SLEEKEN sounds like such a made up word.

Conrad 6:06 AM  


Easy, as has become typical for a Wednesday.
* * * _ _

Overwrites:
TRANq before TRANK for the 20A sedative.
Wasn't sure about the spelling at 40A. Had LOweS before LOEWS.
Not a Hunger Games enthusiast. I was proud of remembering KATNeSS befor realizing it was KATNISS.

No WOEs, but resisted (and resent) OGREISH (14A), DOTER (19A) and SLEEKEN (60A)

Bob Mills 6:13 AM  

Finished it without a cheat, and with a lucky guess for the KATNISS/ALTA cross. Didn't have a clue about the grid art or how it related to the movie titles, but there was just enough easy fill to make it doable. Not sure about SLEEKEN.

Lisa 6:32 AM  

I kept squinting to figure out the grid art. I was looking for a face! I'm just Bad at Grid Art. Anyway I'm here at the ATL airport, in the TSA queue and this puzzle was helping pass the time, but took me awhile.
I have not spotted Donny's gestapo down here, but this whole situation is the Moron in Chief's fault and Maga's sick obsession with immigrants.

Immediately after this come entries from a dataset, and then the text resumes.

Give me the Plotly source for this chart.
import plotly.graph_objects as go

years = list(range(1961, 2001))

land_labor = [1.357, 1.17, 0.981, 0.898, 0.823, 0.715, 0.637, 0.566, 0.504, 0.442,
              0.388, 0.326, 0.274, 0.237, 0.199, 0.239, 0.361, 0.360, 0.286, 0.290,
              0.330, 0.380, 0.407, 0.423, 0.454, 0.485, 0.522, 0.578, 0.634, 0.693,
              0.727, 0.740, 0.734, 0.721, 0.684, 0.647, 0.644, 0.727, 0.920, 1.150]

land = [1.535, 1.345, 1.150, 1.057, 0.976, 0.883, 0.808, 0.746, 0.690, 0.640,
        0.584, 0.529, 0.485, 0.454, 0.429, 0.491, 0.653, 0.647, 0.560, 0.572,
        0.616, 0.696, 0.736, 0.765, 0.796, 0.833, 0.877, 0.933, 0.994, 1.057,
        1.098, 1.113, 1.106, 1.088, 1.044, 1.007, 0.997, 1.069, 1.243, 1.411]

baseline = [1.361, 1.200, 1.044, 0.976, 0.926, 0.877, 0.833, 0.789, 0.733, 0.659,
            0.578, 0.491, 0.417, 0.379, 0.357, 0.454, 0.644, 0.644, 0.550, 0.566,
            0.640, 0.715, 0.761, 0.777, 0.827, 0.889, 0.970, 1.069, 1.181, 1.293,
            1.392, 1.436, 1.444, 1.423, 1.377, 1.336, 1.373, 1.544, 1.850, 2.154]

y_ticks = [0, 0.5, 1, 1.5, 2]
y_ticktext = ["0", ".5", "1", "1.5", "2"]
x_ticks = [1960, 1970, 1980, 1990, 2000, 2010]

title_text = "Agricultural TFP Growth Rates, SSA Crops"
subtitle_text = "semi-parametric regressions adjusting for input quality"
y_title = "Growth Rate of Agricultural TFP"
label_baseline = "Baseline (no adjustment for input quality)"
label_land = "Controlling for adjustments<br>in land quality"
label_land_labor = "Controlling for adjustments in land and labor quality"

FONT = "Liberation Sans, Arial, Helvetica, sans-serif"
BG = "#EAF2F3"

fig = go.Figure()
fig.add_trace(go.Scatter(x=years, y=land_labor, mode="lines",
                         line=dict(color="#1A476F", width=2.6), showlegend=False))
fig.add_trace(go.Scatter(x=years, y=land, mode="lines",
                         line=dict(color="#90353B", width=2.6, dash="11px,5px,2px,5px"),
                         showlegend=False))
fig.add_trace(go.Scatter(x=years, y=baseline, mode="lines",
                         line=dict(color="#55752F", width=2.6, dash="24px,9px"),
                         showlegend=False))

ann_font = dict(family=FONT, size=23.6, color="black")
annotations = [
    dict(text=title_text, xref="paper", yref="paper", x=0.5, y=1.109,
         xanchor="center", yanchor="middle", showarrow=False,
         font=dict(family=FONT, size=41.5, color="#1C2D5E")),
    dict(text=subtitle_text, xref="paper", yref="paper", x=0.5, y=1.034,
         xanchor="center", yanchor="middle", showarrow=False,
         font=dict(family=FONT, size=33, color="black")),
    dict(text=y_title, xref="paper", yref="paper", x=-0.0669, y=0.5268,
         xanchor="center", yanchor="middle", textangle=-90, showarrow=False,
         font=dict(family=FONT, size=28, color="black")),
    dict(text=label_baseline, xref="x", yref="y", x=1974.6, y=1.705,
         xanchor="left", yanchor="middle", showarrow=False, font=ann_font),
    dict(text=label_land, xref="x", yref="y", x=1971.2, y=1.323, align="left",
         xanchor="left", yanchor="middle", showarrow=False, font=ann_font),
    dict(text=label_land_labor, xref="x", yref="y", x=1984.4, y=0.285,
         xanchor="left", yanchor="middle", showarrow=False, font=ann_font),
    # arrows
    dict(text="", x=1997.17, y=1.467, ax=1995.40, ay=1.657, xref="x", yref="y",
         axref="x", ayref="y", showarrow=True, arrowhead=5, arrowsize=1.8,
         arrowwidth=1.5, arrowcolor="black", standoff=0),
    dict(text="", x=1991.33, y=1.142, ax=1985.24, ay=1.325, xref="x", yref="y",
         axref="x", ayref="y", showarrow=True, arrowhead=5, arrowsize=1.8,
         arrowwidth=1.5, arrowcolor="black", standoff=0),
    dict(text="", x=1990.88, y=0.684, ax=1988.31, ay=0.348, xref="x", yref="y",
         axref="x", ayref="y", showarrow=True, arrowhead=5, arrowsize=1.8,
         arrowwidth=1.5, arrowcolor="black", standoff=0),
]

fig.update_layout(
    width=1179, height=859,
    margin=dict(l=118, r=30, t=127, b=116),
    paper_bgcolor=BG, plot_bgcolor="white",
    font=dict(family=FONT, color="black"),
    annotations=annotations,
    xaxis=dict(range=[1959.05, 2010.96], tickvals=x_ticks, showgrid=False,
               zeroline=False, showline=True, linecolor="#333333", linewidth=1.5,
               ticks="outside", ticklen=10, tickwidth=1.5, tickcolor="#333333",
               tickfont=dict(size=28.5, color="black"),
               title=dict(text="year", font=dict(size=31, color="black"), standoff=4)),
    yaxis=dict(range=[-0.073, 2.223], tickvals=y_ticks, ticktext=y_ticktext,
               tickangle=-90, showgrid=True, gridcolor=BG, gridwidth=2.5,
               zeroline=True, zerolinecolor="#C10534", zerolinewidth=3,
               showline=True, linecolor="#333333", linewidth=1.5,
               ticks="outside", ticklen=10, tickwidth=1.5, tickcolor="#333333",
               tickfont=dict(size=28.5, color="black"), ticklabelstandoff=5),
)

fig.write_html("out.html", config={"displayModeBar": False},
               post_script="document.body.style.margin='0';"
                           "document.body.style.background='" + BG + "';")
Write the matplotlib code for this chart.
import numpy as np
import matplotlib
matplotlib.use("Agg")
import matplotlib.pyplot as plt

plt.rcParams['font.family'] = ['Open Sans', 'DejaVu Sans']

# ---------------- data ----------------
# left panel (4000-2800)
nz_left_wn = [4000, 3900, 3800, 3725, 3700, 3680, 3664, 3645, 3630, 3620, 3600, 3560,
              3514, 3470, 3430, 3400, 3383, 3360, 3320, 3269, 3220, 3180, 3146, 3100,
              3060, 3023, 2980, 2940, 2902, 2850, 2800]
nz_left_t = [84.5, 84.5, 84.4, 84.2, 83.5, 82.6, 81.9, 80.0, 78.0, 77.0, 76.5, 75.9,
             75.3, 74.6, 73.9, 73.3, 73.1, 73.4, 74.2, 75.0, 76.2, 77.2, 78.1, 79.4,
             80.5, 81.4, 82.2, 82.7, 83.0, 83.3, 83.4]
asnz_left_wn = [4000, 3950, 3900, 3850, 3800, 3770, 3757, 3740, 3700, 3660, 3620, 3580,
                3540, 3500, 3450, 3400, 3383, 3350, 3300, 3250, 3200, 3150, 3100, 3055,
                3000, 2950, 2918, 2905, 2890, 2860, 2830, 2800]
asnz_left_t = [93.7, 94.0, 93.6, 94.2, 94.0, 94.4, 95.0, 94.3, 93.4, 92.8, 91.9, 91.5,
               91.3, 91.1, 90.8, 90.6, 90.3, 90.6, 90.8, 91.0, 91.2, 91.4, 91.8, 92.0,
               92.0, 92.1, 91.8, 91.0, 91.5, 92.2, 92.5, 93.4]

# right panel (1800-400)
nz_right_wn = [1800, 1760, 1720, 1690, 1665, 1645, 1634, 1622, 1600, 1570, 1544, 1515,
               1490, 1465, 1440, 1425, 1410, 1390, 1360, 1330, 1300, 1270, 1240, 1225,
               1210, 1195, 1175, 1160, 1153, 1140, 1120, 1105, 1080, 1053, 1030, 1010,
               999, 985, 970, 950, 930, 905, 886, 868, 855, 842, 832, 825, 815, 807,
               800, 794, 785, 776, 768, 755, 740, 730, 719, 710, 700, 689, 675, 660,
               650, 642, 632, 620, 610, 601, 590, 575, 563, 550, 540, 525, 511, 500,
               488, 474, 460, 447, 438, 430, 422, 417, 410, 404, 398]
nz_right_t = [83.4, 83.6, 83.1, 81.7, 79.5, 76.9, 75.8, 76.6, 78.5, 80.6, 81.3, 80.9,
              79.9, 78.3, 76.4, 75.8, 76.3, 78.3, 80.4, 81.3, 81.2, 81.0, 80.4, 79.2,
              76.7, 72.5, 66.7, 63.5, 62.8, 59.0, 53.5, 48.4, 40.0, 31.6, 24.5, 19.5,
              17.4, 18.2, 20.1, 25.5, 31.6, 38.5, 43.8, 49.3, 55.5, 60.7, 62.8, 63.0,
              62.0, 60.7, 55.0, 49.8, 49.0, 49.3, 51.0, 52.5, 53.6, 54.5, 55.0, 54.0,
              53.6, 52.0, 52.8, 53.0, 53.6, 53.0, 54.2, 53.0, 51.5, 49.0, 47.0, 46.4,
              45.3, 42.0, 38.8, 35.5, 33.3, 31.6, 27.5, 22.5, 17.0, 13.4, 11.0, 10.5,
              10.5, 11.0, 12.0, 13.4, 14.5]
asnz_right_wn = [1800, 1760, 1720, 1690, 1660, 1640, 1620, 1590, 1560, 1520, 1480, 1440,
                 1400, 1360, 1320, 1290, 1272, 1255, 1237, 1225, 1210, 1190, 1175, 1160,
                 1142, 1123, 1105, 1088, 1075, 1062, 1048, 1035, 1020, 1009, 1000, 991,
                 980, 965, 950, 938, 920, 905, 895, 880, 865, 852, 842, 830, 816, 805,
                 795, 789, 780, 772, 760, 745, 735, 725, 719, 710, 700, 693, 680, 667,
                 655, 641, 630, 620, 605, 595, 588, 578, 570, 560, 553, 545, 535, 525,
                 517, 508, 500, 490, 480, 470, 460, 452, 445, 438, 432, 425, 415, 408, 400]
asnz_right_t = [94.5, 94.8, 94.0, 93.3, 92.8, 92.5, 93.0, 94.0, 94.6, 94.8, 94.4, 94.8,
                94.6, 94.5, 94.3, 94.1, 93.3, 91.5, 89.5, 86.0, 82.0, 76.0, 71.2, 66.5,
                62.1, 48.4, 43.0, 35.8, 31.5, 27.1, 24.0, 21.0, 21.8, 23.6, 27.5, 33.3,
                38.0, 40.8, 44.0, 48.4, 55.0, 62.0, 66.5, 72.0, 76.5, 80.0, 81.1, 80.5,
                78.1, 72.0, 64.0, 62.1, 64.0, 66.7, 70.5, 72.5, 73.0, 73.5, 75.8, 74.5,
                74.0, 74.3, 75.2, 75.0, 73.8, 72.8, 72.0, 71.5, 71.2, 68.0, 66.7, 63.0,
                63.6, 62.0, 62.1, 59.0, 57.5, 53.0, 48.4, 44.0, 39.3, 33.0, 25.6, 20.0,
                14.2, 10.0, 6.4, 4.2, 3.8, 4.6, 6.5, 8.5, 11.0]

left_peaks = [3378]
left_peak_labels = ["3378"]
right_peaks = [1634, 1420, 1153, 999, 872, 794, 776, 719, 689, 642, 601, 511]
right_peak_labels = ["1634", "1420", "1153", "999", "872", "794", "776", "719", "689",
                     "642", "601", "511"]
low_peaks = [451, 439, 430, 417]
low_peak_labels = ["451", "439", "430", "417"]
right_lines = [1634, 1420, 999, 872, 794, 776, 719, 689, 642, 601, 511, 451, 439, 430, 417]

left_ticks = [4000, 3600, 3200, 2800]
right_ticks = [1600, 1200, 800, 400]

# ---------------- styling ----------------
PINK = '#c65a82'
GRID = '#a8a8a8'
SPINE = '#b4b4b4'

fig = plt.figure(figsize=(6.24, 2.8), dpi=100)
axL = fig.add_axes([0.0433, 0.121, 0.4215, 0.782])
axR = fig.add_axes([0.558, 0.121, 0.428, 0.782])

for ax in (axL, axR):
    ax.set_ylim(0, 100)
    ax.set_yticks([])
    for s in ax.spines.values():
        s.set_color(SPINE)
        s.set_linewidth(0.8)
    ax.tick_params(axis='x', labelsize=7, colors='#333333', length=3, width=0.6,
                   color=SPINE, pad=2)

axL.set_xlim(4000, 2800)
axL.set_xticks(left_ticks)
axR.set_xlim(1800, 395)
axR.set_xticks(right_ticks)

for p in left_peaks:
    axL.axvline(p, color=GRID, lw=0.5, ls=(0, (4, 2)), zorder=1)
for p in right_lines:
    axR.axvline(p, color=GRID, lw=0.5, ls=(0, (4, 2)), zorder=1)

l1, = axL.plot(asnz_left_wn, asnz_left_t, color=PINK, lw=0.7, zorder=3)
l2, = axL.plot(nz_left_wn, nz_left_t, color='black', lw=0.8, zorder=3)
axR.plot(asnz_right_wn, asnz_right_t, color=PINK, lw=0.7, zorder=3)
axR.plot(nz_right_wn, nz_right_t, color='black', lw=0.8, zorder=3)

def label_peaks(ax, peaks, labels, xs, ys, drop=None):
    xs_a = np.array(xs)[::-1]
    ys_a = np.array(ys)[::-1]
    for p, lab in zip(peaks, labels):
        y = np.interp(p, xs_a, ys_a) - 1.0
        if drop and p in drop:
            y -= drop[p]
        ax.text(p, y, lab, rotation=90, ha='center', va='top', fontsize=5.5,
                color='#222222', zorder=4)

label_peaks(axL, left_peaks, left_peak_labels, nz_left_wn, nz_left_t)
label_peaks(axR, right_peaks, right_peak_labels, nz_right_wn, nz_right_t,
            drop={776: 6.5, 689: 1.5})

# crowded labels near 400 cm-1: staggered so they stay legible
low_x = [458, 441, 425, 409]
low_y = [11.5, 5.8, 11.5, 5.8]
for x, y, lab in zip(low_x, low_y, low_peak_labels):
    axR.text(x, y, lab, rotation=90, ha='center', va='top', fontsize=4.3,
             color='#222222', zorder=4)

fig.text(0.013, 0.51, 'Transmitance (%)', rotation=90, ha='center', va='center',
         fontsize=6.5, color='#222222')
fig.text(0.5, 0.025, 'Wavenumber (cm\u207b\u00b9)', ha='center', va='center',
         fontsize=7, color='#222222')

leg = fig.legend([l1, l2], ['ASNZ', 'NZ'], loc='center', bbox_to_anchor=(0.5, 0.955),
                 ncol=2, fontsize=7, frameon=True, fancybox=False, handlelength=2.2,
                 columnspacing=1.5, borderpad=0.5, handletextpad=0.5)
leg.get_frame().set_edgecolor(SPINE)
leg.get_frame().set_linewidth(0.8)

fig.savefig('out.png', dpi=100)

I feel like I live in a shithole country without functioning services that we should expect. What a CLUSTERF**

Anonymous 6:35 AM  

Didn’t know ALTA and had TASTED as TeSTED, so ended up Naticking out with ALTe/TeSTED. Curious if anyone else had that problem, or if everyone but me knows their ski resorts?

Anonymous 6:52 AM  

AGREED!!

BaconJeff 6:52 AM  

"Trank" feels unforgivable. Apparently, "informally" means, "misspelled" now?